-- Begin Exercise data --

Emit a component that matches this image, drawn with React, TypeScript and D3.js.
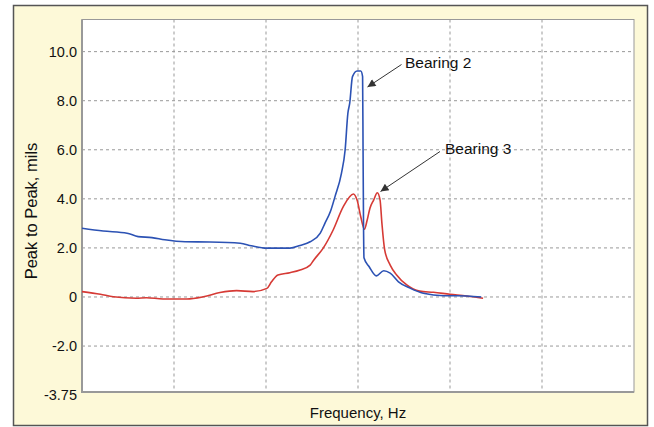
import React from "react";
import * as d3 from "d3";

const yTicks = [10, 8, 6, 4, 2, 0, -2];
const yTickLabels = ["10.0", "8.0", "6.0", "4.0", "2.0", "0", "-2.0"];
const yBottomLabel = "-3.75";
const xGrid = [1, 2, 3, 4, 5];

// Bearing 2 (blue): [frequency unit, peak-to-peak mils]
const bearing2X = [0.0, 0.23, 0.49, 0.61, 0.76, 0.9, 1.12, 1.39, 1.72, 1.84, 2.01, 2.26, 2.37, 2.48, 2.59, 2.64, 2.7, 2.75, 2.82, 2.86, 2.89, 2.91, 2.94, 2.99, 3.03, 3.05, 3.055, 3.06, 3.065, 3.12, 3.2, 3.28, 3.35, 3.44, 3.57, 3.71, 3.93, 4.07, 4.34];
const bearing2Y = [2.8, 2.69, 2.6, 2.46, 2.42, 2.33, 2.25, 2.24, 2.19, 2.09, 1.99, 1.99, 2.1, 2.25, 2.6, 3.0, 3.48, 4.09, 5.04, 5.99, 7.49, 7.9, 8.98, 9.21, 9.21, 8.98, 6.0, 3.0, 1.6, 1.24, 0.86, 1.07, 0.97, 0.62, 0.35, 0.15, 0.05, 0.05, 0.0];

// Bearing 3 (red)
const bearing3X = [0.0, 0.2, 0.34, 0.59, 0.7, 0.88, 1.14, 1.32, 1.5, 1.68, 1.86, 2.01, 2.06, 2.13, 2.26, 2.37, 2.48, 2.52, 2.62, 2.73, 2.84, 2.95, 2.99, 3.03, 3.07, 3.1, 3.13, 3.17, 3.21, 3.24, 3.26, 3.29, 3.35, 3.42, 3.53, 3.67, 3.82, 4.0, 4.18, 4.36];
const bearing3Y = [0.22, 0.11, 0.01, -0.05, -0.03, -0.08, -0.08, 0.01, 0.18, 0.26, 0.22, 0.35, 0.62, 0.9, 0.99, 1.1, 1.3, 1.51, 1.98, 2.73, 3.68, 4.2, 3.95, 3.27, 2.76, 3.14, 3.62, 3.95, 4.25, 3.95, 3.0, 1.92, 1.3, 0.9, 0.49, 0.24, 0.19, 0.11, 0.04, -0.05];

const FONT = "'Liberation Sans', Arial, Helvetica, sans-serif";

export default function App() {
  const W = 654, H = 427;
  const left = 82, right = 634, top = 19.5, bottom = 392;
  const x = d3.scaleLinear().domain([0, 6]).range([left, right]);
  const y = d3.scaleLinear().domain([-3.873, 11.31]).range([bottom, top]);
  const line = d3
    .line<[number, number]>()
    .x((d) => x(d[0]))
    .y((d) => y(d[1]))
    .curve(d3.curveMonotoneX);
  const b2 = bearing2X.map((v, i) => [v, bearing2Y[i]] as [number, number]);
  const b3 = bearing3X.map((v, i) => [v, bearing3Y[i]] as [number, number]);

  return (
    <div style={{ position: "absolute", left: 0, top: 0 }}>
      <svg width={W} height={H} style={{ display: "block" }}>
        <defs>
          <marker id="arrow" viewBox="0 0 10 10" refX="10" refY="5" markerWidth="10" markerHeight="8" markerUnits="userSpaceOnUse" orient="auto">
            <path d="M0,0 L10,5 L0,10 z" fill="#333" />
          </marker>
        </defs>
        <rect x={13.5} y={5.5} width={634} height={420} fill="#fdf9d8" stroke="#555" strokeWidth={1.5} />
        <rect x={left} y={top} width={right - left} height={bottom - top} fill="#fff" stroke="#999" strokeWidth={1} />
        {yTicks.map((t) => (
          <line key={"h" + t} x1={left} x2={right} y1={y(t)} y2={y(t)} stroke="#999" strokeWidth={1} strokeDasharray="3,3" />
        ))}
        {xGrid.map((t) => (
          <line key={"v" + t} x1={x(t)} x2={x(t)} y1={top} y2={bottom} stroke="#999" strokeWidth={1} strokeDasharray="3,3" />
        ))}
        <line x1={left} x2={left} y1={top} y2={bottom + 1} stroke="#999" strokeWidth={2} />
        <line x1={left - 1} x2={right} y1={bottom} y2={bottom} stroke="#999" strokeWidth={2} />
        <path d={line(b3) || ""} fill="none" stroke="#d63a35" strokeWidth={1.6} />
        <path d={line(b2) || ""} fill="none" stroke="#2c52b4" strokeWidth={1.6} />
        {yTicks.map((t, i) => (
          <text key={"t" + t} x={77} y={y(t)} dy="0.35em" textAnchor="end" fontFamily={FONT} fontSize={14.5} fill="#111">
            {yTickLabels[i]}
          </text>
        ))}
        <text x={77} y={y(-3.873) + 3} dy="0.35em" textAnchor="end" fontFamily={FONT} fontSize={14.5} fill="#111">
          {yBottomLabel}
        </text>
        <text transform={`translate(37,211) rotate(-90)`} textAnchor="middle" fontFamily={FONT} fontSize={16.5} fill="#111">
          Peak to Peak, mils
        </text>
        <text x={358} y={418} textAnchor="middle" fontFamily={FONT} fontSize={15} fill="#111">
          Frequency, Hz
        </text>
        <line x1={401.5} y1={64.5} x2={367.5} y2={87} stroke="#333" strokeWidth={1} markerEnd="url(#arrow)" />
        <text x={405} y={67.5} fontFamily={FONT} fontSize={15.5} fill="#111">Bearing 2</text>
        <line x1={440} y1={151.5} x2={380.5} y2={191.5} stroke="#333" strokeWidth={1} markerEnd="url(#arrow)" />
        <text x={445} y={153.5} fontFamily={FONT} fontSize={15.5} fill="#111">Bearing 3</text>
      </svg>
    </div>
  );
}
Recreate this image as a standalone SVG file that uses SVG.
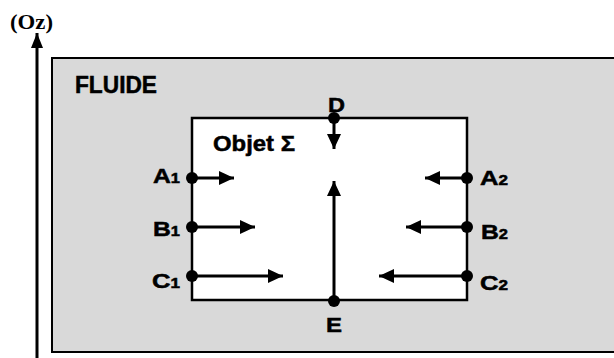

-- End Exercise data --

What to produce: Everything from the first line of the listing above through the line that contains "const b3 = bearing3X.map((v, i)" is to be restated word for word, minus the pictures.

Output for this task:
Emit a component that matches this image, drawn with React, TypeScript and D3.js.
import React from "react";
import * as d3 from "d3";

const yTicks = [10, 8, 6, 4, 2, 0, -2];
const yTickLabels = ["10.0", "8.0", "6.0", "4.0", "2.0", "0", "-2.0"];
const yBottomLabel = "-3.75";
const xGrid = [1, 2, 3, 4, 5];

// Bearing 2 (blue): [frequency unit, peak-to-peak mils]
const bearing2X = [0.0, 0.23, 0.49, 0.61, 0.76, 0.9, 1.12, 1.39, 1.72, 1.84, 2.01, 2.26, 2.37, 2.48, 2.59, 2.64, 2.7, 2.75, 2.82, 2.86, 2.89, 2.91, 2.94, 2.99, 3.03, 3.05, 3.055, 3.06, 3.065, 3.12, 3.2, 3.28, 3.35, 3.44, 3.57, 3.71, 3.93, 4.07, 4.34];
const bearing2Y = [2.8, 2.69, 2.6, 2.46, 2.42, 2.33, 2.25, 2.24, 2.19, 2.09, 1.99, 1.99, 2.1, 2.25, 2.6, 3.0, 3.48, 4.09, 5.04, 5.99, 7.49, 7.9, 8.98, 9.21, 9.21, 8.98, 6.0, 3.0, 1.6, 1.24, 0.86, 1.07, 0.97, 0.62, 0.35, 0.15, 0.05, 0.05, 0.0];

// Bearing 3 (red)
const bearing3X = [0.0, 0.2, 0.34, 0.59, 0.7, 0.88, 1.14, 1.32, 1.5, 1.68, 1.86, 2.01, 2.06, 2.13, 2.26, 2.37, 2.48, 2.52, 2.62, 2.73, 2.84, 2.95, 2.99, 3.03, 3.07, 3.1, 3.13, 3.17, 3.21, 3.24, 3.26, 3.29, 3.35, 3.42, 3.53, 3.67, 3.82, 4.0, 4.18, 4.36];
const bearing3Y = [0.22, 0.11, 0.01, -0.05, -0.03, -0.08, -0.08, 0.01, 0.18, 0.26, 0.22, 0.35, 0.62, 0.9, 0.99, 1.1, 1.3, 1.51, 1.98, 2.73, 3.68, 4.2, 3.95, 3.27, 2.76, 3.14, 3.62, 3.95, 4.25, 3.95, 3.0, 1.92, 1.3, 0.9, 0.49, 0.24, 0.19, 0.11, 0.04, -0.05];

const FONT = "'Liberation Sans', Arial, Helvetica, sans-serif";

export default function App() {
  const W = 654, H = 427;
  const left = 82, right = 634, top = 19.5, bottom = 392;
  const x = d3.scaleLinear().domain([0, 6]).range([left, right]);
  const y = d3.scaleLinear().domain([-3.873, 11.31]).range([bottom, top]);
  const line = d3
    .line<[number, number]>()
    .x((d) => x(d[0]))
    .y((d) => y(d[1]))
    .curve(d3.curveMonotoneX);
  const b2 = bearing2X.map((v, i) => [v, bearing2Y[i]] as [number, number]);
  const b3 = bearing3X.map((v, i) => [v, bearing3Y[i]] as [number, number]);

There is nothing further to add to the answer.